Of course, Trump will have a built-in advantage to fend off any concerns that might arise from the commission: He’s appointed Will Scharf, the White House staff secretary, as its chair.

Last month, Trump also fired six members of the Commission of Fine Arts, an independent federal agency that’s previously reviewed proposed additions to the White House.

While that’s likely to aid Trump with any construction and logistical problems with the ballroom project, he still faces a new sort of challenge while he builds: the political fight.

Construction crews continue work at the site of the the East Wing demolition, on November 14.

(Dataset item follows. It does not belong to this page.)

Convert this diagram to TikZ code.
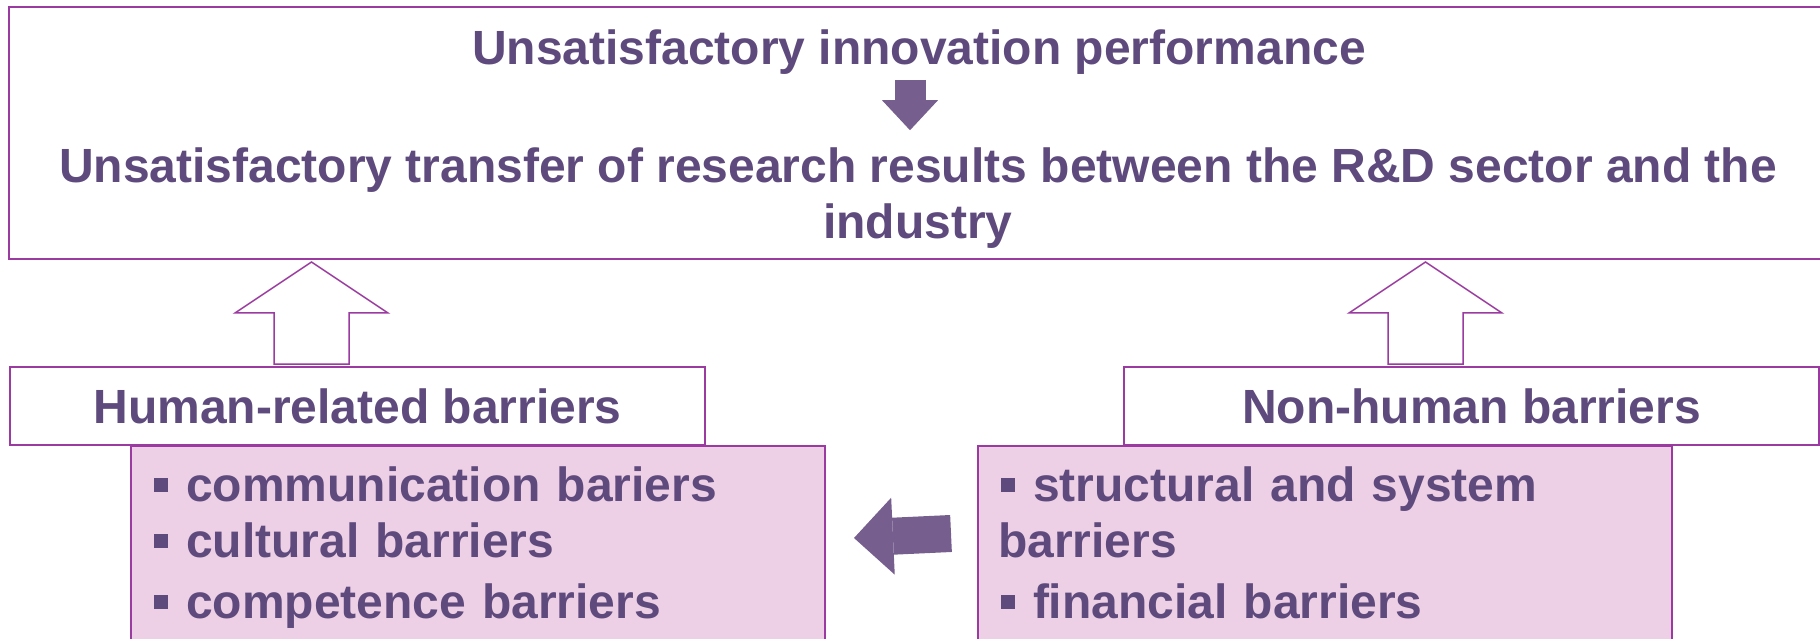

Democrats slammed Trump for focusing on his ballroom during the government shutdown, at a time when his administration was trying to stop the distribution of food stamps.

Republicans have worried about the optics of Trump’s opulent ballroom as the party suffered losses in the off-year elections earlier this month.

While in the minority, Democrats on Capitol Hill have launched probes into the details of the private donations that are funding the project. Apple, Amazon, Microsoft, Google, Coinbase, Comcast and Meta are among the major companies that have donated to the Trust for the National Mall, the nonprofit organization that administers the funds for the renovations.

Many of the donors, in response to requests from congressional Democrats, have defended their involvement, according to more than two-dozen letters reviewed by CNN.

The companies said they made the donations in accordance with state and federal lobbying laws and regulations.

When hosting Crown Prince Mohammed bin Salman in the Oval Office on Tuesday, Trump talked up the ballroom project and the private donations funding it, lamenting the fact that he couldn’t ask the Saudi to contribute because of restrictions on foreigners.

“This would be a perfect night to have that ballroom open,” he added.